私もこれまで、自分にしかできないと思った役はやってきました。それは直観のようなもので、賭けみたいなところがあります。(ベルリン映画祭で主演女優賞を受賞した)『キャタピラー』も、脚本を読んで絶対に私にしかやれないと思い、出演しました。今も脚本を読みながら他の女優さんが頭に浮かぶと、その人が演じたほうがいいと思うのでやりません。これからもずっとそうだと思います」
<プロフィル>
てらじま・しのぶ 1972年12月28日生まれ、京都市出身。

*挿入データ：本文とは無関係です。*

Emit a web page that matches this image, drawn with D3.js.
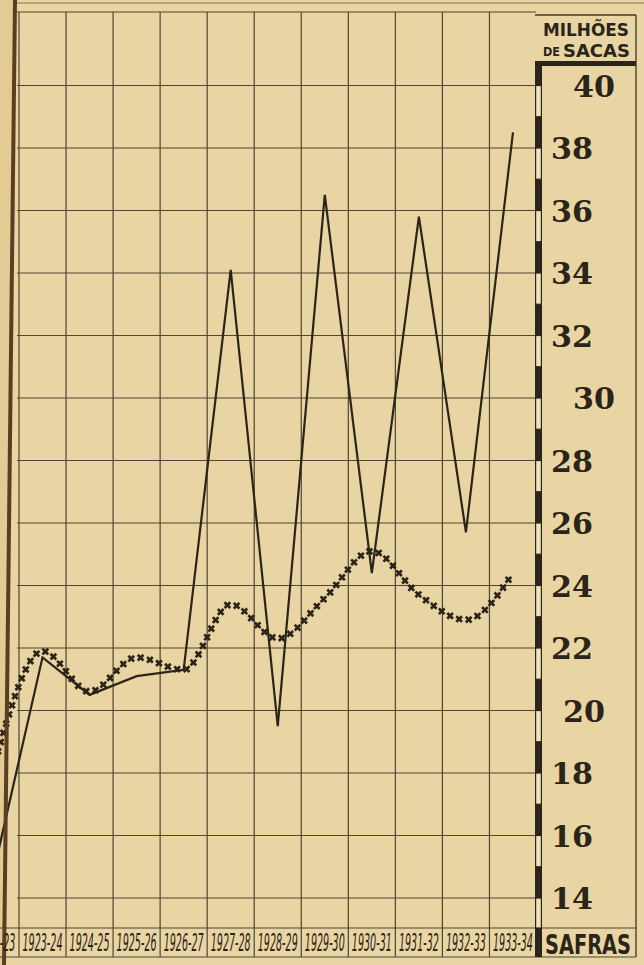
<!DOCTYPE html>
<html>
<head>
<meta charset="utf-8">
<script src="https://cdn.jsdelivr.net/npm/d3@7"></script>
<style>
  html, body { margin: 0; padding: 0; background: #e9d5a3; }
  svg { display: block; }
</style>
</head>
<body>
<svg id="chart"></svg>
<script>
// Safras (colheitas) e valores em milhões de sacas
var safras = ['1922-23', '1923-24', '1924-25', '1925-26', '1926-27', '1927-28',
              '1928-29', '1929-30', '1930-31', '1931-32', '1932-33', '1933-34'];
// linha cheia
var producao = [15.1, 21.7, 20.5, 21.1, 21.3, 34.1, 19.5, 36.5, 24.4, 35.8, 25.7, 38.5];
// linha pontilhada
var tendencia = [18.4, 21.9, 20.6, 21.7, 21.3, 23.4, 22.3, 23.6, 25.1, 23.7, 22.9, 24.4];
// rótulos do eixo
var yTicks = [14, 16, 18, 20, 22, 24, 26, 28, 30, 32, 34, 36, 38, 40];
var tickIndent = { 40: 22, 30: 22, 20: 12 };

var W = 644, H = 965;
var paper = '#e9d5a3', ink = '#2b2419', gridInk = '#3e3627';
var narrow = 'Liberation Sans Narrow, DejaVu Sans Condensed, sans-serif';

var svg = d3.select('#chart').attr('width', W).attr('height', H);

// escalas
var x = d3.scaleBand().domain(safras).range([19 - 47.05, 536.5]).padding(0);
var y = d3.scaleLinear().domain([14, 38]).range([898, 148]);
var cx = function(d, i) { return x(safras[i]) + x.bandwidth() / 2; };

// texto comprimido para caber numa largura (escala horizontal)
function fitText(sel, width) {
  sel.each(function() {
    var t = d3.select(this);
    var w = this.getComputedTextLength();
    var tx = +t.attr('x'), ty = +t.attr('y');
    t.attr('x', 0).attr('y', 0)
      .attr('transform', 'translate(' + tx + ',' + ty + ') scale(' + (width / w) + ',1)');
  });
}

// fundo
svg.append('rect').attr('width', W).attr('height', H).attr('fill', paper);
svg.append('path')
  .attr('d', 'M0,0 L13,0 L3,' + H + ' L0,' + H + ' Z')
  .attr('fill', '#e3cb95');

// linha superior
svg.append('line').attr('x1', 15).attr('x2', W).attr('y1', 3).attr('y2', 3)
  .attr('stroke', gridInk).attr('stroke-width', 1).attr('opacity', 0.6);

// grade
var grid = svg.append('g').attr('stroke', gridInk).attr('stroke-width', 1.2).attr('opacity', 0.9);
safras.slice(1).forEach(function(s) {
  grid.append('line').attr('x1', x(s)).attr('x2', x(s)).attr('y1', 12).attr('y2', 957);
});
yTicks.forEach(function(v) {
  grid.append('line').attr('x1', 17).attr('x2', 536).attr('y1', y(v)).attr('y2', y(v));
});
grid.append('line').attr('x1', 17).attr('x2', 536).attr('y1', 12).attr('y2', 12);
grid.append('line').attr('x1', 0).attr('x2', 636).attr('y1', 928).attr('y2', 928);
grid.append('line').attr('x1', 0).attr('x2', 636).attr('y1', 957).attr('y2', 957);

// coluna da direita
var col = svg.append('g');
col.append('line').attr('x1', 636).attr('x2', 636).attr('y1', 15).attr('y2', 957)
  .attr('stroke', gridInk).attr('stroke-width', 1.3);
col.append('line').attr('x1', 535).attr('x2', 636).attr('y1', 15).attr('y2', 15)
  .attr('stroke', gridInk).attr('stroke-width', 1.3);
col.append('rect').attr('x', 535).attr('y', 61).attr('width', 101).attr('height', 5).attr('fill', ink);

// régua do eixo (segmentos pretos e brancos de 1 em 1)
var ruler = svg.append('g');
d3.range(13, 41).forEach(function(v) {
  var top = Math.max(y(v + 1), 64), bot = Math.min(y(v), 928);
  if (bot <= top) return;
  if (v % 2 === 0) {
    ruler.append('rect').attr('x', 535).attr('y', top).attr('width', 7).attr('height', bot - top).attr('fill', ink);
  } else {
    ruler.append('rect').attr('x', 535.6).attr('y', top).attr('width', 5.8).attr('height', bot - top)
      .attr('fill', '#f1e2bb').attr('stroke', ink).attr('stroke-width', 1.2);
  }
});
ruler.append('rect').attr('x', 535).attr('y', 928).attr('width', 7).attr('height', 29).attr('fill', ink);

// linha cheia
var line = d3.line().x(cx).y(function(d) { return y(d); });
svg.append('path').datum(producao)
  .attr('d', line)
  .attr('fill', 'none').attr('stroke', ink).attr('stroke-width', 2.2)
  .attr('stroke-linejoin', 'miter');

// linha pontilhada: marcas em cruz ao longo da curva
var curve = d3.line().x(cx).y(function(d) { return y(d); }).curve(d3.curveMonotoneX);
var guide = svg.append('path').datum(tendencia).attr('d', curve)
  .attr('fill', 'none').attr('stroke', 'none');
var node = guide.node(), total = node.getTotalLength();
var pts = d3.range(0, total, 9.6).map(function(l) { return node.getPointAtLength(l); })
  .filter(function(p) { return p.x > -3; });
var cross = d3.symbol().type(d3.symbolCross).size(36);
svg.append('g').selectAll('path').data(pts).join('path')
  .attr('d', cross)
  .attr('transform', function(p) { return 'translate(' + p.x + ',' + p.y + ') rotate(45)'; })
  .attr('fill', ink);

// lombada (borda esquerda)
svg.append('line').attr('x1', 15).attr('y1', 0).attr('x2', 4).attr('y2', H)
  .attr('stroke', '#5b3d22').attr('stroke-width', 4);

// rótulos do eixo y
svg.append('g').selectAll('text').data(yTicks).join('text')
  .attr('x', function(v) { return 551 + (tickIndent[v] || 0); })
  .attr('y', function(v) { return y(v) + 1; })
  .attr('dominant-baseline', 'central')
  .attr('font-family', 'DejaVu Serif, serif')
  .attr('font-weight', 'bold')
  .attr('font-size', 30)
  .attr('fill', ink)
  .text(function(v) { return v; })
  .call(fitText, 42);

// cabeçalho
var head = svg.append('g').attr('fill', ink).attr('font-weight', 'bold').attr('font-family', narrow);
head.append('text').attr('x', 543).attr('y', 36).attr('font-size', 18).text('MILHÕES').call(fitText, 86);
head.append('text').attr('x', 543).attr('y', 56).attr('font-size', 13).text('DE').call(fitText, 17);
head.append('text').attr('x', 563).attr('y', 57).attr('font-size', 18).text('SACAS').call(fitText, 67);

// rótulos das safras
svg.append('g').selectAll('text').data(safras).join('text')
  .attr('x', function(s) { return x(s) + x.bandwidth() / 2 - 20; })
  .attr('y', 951)
  .attr('font-family', narrow)
  .attr('font-style', 'italic')
  .attr('font-size', 25)
  .attr('fill', ink)
  .text(function(s) { return s; })
  .call(fitText, 40);

svg.append('text').attr('x', 545).attr('y', 954)
  .attr('font-family', narrow)
  .attr('font-weight', 'bold').attr('font-size', 26)
  .attr('fill', ink).text('SAFRAS')
  .call(fitText, 86);
</script>
</body>
</html>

父は歌舞伎役者の尾上菊五郎さん、母は女優の富司純子さん、弟は歌舞伎役者の尾上菊之助さん。文学座を経て舞台・映画・ドラマで活躍。荒戸源次郎監督の「赤目四十八瀧心中未遂」(2003年)と廣木隆一監督の「ヴァイブレータ」(同)で国内外の映画賞の女優賞を数多く受賞し、若松孝二監督の「キャタピラー」(2010年)ではベルリン国際映画祭銀熊賞(女優賞)を獲得し、平柳敦子監督の「OH LUCY!(オー・ルーシー!)」(2018年)ではインディペンデント・スピリット賞主演女優賞にノミネートされた。出演近作に「Arc アーク」「空白」「ヤクザと家族 The Family」「キネマの神様」(いずれも2021年)がある。私生活では2007年にアートディレクターのローラン・グナシアさんと結婚。1児の母。
*……2夜連続ドラマスペシャル 山崎豊子「女系家族」▽監督:鶴橋康夫▽出演:宮沢りえ、寺島しのぶ/役所広司(特別出演)、奥田瑛二ほか▽テレビ朝日系で12月4、5日午後9時から2夜連続放送。